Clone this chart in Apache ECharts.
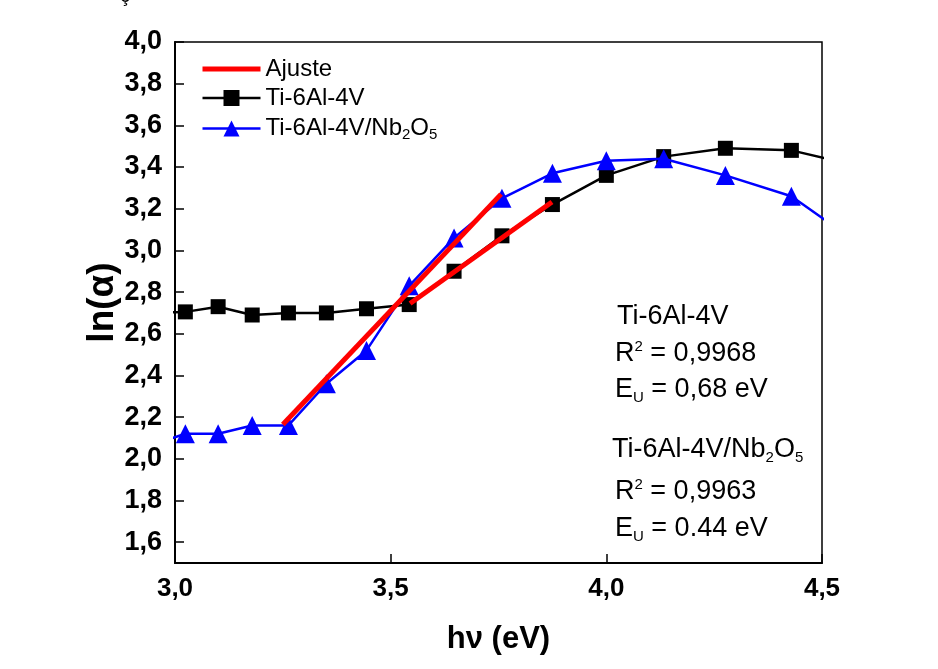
<!DOCTYPE html>
<html>
<head>
<meta charset="utf-8">
<script src="https://cdn.jsdelivr.net/npm/echarts@6/dist/echarts.min.js"></script>
<style>
  html, body { margin: 0; padding: 0; background: #fff; }
  #chart { width: 938px; height: 669px; }
</style>
</head>
<body>
<div id="chart"></div>
<script>
// photon energy (eV), one point per 10 nm step
const energy = [2.952, 3.024, 3.100, 3.179, 3.263, 3.351, 3.444, 3.543, 3.647, 3.758, 3.875, 4.000, 4.133, 4.276, 4.429, 4.593]
const lnAlphaTi = [2.70, 2.705, 2.73, 2.69, 2.70, 2.70, 2.72, 2.74, 2.90, 3.07, 3.22, 3.36, 3.45, 3.49, 3.48, 3.40]
const lnAlphaNb = [2.07, 2.12, 2.12, 2.16, 2.16, 2.36, 2.52, 2.83, 3.06, 3.25, 3.37, 3.43, 3.44, 3.36, 3.26, 3.02]

// linear fits (Urbach region)
const fitNb = [[3.25, 2.165], [3.756, 3.27]]
const fitTi = [[3.545, 2.745], [3.874, 3.232]]

const yTicks = [1.6, 1.8, 2.0, 2.2, 2.4, 2.6, 2.8, 3.0, 3.2, 3.4, 3.6, 3.8, 4.0]
const xTicks = [3.0, 3.5, 4.0, 4.5]

const font = "'Liberation Sans', Arial, sans-serif"
const comma = v => v.toFixed(1).replace(".", ",")

const chart = echarts.init(document.getElementById("chart"), null, { renderer: "canvas" })

const textRich = {
  n: { fontSize: 27, fontFamily: font, color: "#000", lineHeight: 32 },
  sup: { fontSize: 15, fontFamily: font, color: "#000", lineHeight: 32, padding: [0, 0, 14, 0] },
  sub: { fontSize: 15, fontFamily: font, color: "#000", lineHeight: 32, padding: [16, 0, 0, 0] }
}

function note(text, x, y) {
  return { type: "text", x, y, z: 10, style: { text, rich: textRich, font: "27px " + font, verticalAlign: "middle" } }
}

chart.setOption({
  animation: false,
  backgroundColor: "#fff",
  grid: { left: 175, top: 42, right: 116, bottom: 106, show: true, borderColor: "#000", borderWidth: 1.5, backgroundColor: "transparent" },
  legend: {
    orient: "vertical",
    left: 195,
    top: 52,
    itemWidth: 58,
    itemHeight: 20,
    itemGap: 5,
    itemTextGap: 5,
    data: [
      { name: "Ajuste", itemStyle: { opacity: 0 }, lineStyle: { width: 5 } },
      { name: "Ti-6Al-4V", lineStyle: { width: 2.5 } },
      { name: "Ti-6Al-4V/Nb2O5", lineStyle: { width: 2.5 } }
    ],
    formatter: name => name === "Ti-6Al-4V/Nb2O5" ? "{n|Ti-6Al-4V/Nb}{sub|2}{n|O}{sub|5}" : "{n|" + name + "}",
    textStyle: {
      fontFamily: font, fontSize: 24, color: "#000",
      rich: {
        n: { fontSize: 24, fontFamily: font, color: "#000", lineHeight: 20 },
        sub: { fontSize: 15, fontFamily: font, color: "#000", lineHeight: 20, padding: [12, 0, 0, 0] }
      }
    }
  },
  xAxis: {
    type: "value",
    min: 3.0,
    max: 4.5,
    interval: 0.5,
    name: "h\u03bd (eV)",
    nameLocation: "middle",
    nameGap: 61,
    nameMoveOverlap: false,
    nameTextStyle: { fontFamily: font, fontSize: 31, fontWeight: "bold", color: "#000" },
    axisLine: { lineStyle: { color: "#000", width: 2 } },
    axisTick: { inside: true, length: 9, lineStyle: { color: "#000", width: 1.5 }, customValues: xTicks },
    axisLabel: { margin: 13, fontFamily: font, fontSize: 26, fontWeight: "bold", color: "#000", formatter: v => comma(v), customValues: xTicks },
    splitLine: { show: false }
  },
  yAxis: {
    type: "value",
    min: 1.5,
    max: 4.0,
    name: "ln(\u03b1)",
    nameLocation: "middle",
    nameGap: 54,
    nameMoveOverlap: false,
    nameTextStyle: { fontFamily: font, fontSize: 37, fontWeight: "bold", color: "#000" },
    axisLine: { show: true, lineStyle: { color: "#000", width: 2 } },
    axisTick: { show: true, inside: true, length: 9, lineStyle: { color: "#000", width: 1.5 }, customValues: yTicks },
    axisLabel: { margin: 13, fontFamily: font, fontSize: 27, fontWeight: "bold", color: "#000", formatter: v => comma(v), customValues: yTicks },
    splitLine: { show: false }
  },
  graphic: [
    { type: "text", x: 120, y: -14, style: { text: "\u00e7", font: "20px " + font, fill: "#000" } },
    note("{n|Ti-6Al-4V}", 617, 317),
    note("{n|R}{sup|2}{n| = 0,9968}", 615, 354),
    note("{n|E}{sub|U}{n| = 0,68 eV}", 615, 390),
    note("{n|Ti-6Al-4V/Nb}{sub|2}{n|O}{sub|5}", 612, 450),
    note("{n|R}{sup|2}{n| = 0,9963}", 615, 492),
    note("{n|E}{sub|U}{n| = 0.44 eV}", 615, 529)
  ],
  series: [
    {
      name: "Ti-6Al-4V",
      type: "line",
      data: energy.map((x, i) => [x, lnAlphaTi[i]]),
      symbol: "rect",
      symbolSize: 15,
      itemStyle: { color: "#000" },
      lineStyle: { color: "#000", width: 2.5 },
      z: 3
    },
    {
      name: "Ti-6Al-4V/Nb2O5",
      type: "line",
      data: energy.map((x, i) => [x, lnAlphaNb[i]]),
      symbol: "triangle",
      symbolSize: 19,
      itemStyle: { color: "#0000ff" },
      lineStyle: { color: "#0000ff", width: 2.5 },
      z: 4
    },
    {
      name: "Ajuste",
      type: "line",
      data: fitNb,
      symbol: "none",
      lineStyle: { color: "#ff0000", width: 5 },
      itemStyle: { color: "#ff0000" },
      z: 6
    },
    {
      name: "Ajuste",
      type: "line",
      data: fitTi,
      symbol: "none",
      lineStyle: { color: "#ff0000", width: 5 },
      itemStyle: { color: "#ff0000" },
      z: 6
    }
  ]
})
</script>
</body>
</html>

▶ _Task prompt_:
In the copy, include no pictures; restate the listing above exactly.

▶ _Output_:
Clone this chart in Apache ECharts.
<!DOCTYPE html>
<html>
<head>
<meta charset="utf-8">
<script src="https://cdn.jsdelivr.net/npm/echarts@6/dist/echarts.min.js"></script>
<style>
  html, body { margin: 0; padding: 0; background: #fff; }
  #chart { width: 938px; height: 669px; }
</style>
</head>
<body>
<div id="chart"></div>
<script>
// photon energy (eV), one point per 10 nm step
const energy = [2.952, 3.024, 3.100, 3.179, 3.263, 3.351, 3.444, 3.543, 3.647, 3.758, 3.875, 4.000, 4.133, 4.276, 4.429, 4.593]
const lnAlphaTi = [2.70, 2.705, 2.73, 2.69, 2.70, 2.70, 2.72, 2.74, 2.90, 3.07, 3.22, 3.36, 3.45, 3.49, 3.48, 3.40]
const lnAlphaNb = [2.07, 2.12, 2.12, 2.16, 2.16, 2.36, 2.52, 2.83, 3.06, 3.25, 3.37, 3.43, 3.44, 3.36, 3.26, 3.02]

// linear fits (Urbach region)
const fitNb = [[3.25, 2.165], [3.756, 3.27]]
const fitTi = [[3.545, 2.745], [3.874, 3.232]]

const yTicks = [1.6, 1.8, 2.0, 2.2, 2.4, 2.6, 2.8, 3.0, 3.2, 3.4, 3.6, 3.8, 4.0]
const xTicks = [3.0, 3.5, 4.0, 4.5]

const font = "'Liberation Sans', Arial, sans-serif"
const comma = v => v.toFixed(1).replace(".", ",")

const chart = echarts.init(document.getElementById("chart"), null, { renderer: "canvas" })

const textRich = {
  n: { fontSize: 27, fontFamily: font, color: "#000", lineHeight: 32 },
  sup: { fontSize: 15, fontFamily: font, color: "#000", lineHeight: 32, padding: [0, 0, 14, 0] },
  sub: { fontSize: 15, fontFamily: font, color: "#000", lineHeight: 32, padding: [16, 0, 0, 0] }
}

function note(text, x, y) {
  return { type: "text", x, y, z: 10, style: { text, rich: textRich, font: "27px " + font, verticalAlign: "middle" } }
}

chart.setOption({
  animation: false,
  backgroundColor: "#fff",
  grid: { left: 175, top: 42, right: 116, bottom: 106, show: true, borderColor: "#000", borderWidth: 1.5, backgroundColor: "transparent" },
  legend: {
    orient: "vertical",
    left: 195,
    top: 52,
    itemWidth: 58,
    itemHeight: 20,
    itemGap: 5,
    itemTextGap: 5,
    data: [
      { name: "Ajuste", itemStyle: { opacity: 0 }, lineStyle: { width: 5 } },
      { name: "Ti-6Al-4V", lineStyle: { width: 2.5 } },
      { name: "Ti-6Al-4V/Nb2O5", lineStyle: { width: 2.5 } }
    ],
    formatter: name => name === "Ti-6Al-4V/Nb2O5" ? "{n|Ti-6Al-4V/Nb}{sub|2}{n|O}{sub|5}" : "{n|" + name + "}",
    textStyle: {
      fontFamily: font, fontSize: 24, color: "#000",
      rich: {
        n: { fontSize: 24, fontFamily: font, color: "#000", lineHeight: 20 },
        sub: { fontSize: 15, fontFamily: font, color: "#000", lineHeight: 20, padding: [12, 0, 0, 0] }
      }
    }
  },
  xAxis: {
    type: "value",
    min: 3.0,
    max: 4.5,
    interval: 0.5,
    name: "h\u03bd (eV)",
    nameLocation: "middle",
    nameGap: 61,
    nameMoveOverlap: false,
    nameTextStyle: { fontFamily: font, fontSize: 31, fontWeight: "bold", color: "#000" },
    axisLine: { lineStyle: { color: "#000", width: 2 } },
    axisTick: { inside: true, length: 9, lineStyle: { color: "#000", width: 1.5 }, customValues: xTicks },
    axisLabel: { margin: 13, fontFamily: font, fontSize: 26, fontWeight: "bold", color: "#000", formatter: v => comma(v), customValues: xTicks },
    splitLine: { show: false }
  },
  yAxis: {
    type: "value",
    min: 1.5,
    max: 4.0,
    name: "ln(\u03b1)",
    nameLocation: "middle",
    nameGap: 54,
    nameMoveOverlap: false,
    nameTextStyle: { fontFamily: font, fontSize: 37, fontWeight: "bold", color: "#000" },
    axisLine: { show: true, lineStyle: { color: "#000", width: 2 } },
    axisTick: { show: true, inside: true, length: 9, lineStyle: { color: "#000", width: 1.5 }, customValues: yTicks },
    axisLabel: { margin: 13, fontFamily: font, fontSize: 27, fontWeight: "bold", color: "#000", formatter: v => comma(v), customValues: yTicks },
    splitLine: { show: false }
  },
  graphic: [
    { type: "text", x: 120, y: -14, style: { text: "\u00e7", font: "20px " + font, fill: "#000" } },
    note("{n|Ti-6Al-4V}", 617, 317),
    note("{n|R}{sup|2}{n| = 0,9968}", 615, 354),
    note("{n|E}{sub|U}{n| = 0,68 eV}", 615, 390),
    note("{n|Ti-6Al-4V/Nb}{sub|2}{n|O}{sub|5}", 612, 450),
    note("{n|R}{sup|2}{n| = 0,9963}", 615, 492),
    note("{n|E}{sub|U}{n| = 0.44 eV}", 615, 529)
  ],
  series: [
    {
      name: "Ti-6Al-4V",
      type: "line",
      data: energy.map((x, i) => [x, lnAlphaTi[i]]),
      symbol: "rect",
      symbolSize: 15,
      itemStyle: { color: "#000" },
      lineStyle: { color: "#000", width: 2.5 },
      z: 3
    },
    {
      name: "Ti-6Al-4V/Nb2O5",
      type: "line",
      data: energy.map((x, i) => [x, lnAlphaNb[i]]),
      symbol: "triangle",
      symbolSize: 19,
      itemStyle: { color: "#0000ff" },
      lineStyle: { color: "#0000ff", width: 2.5 },
      z: 4
    },
    {
      name: "Ajuste",
      type: "line",
      data: fitNb,
      symbol: "none",
      lineStyle: { color: "#ff0000", width: 5 },
      itemStyle: { color: "#ff0000" },
      z: 6
    },
    {
      name: "Ajuste",
      type: "line",
      data: fitTi,
      symbol: "none",
      lineStyle: { color: "#ff0000", width: 5 },
      itemStyle: { color: "#ff0000" },
      z: 6
    }
  ]
})
</script>
</body>
</html>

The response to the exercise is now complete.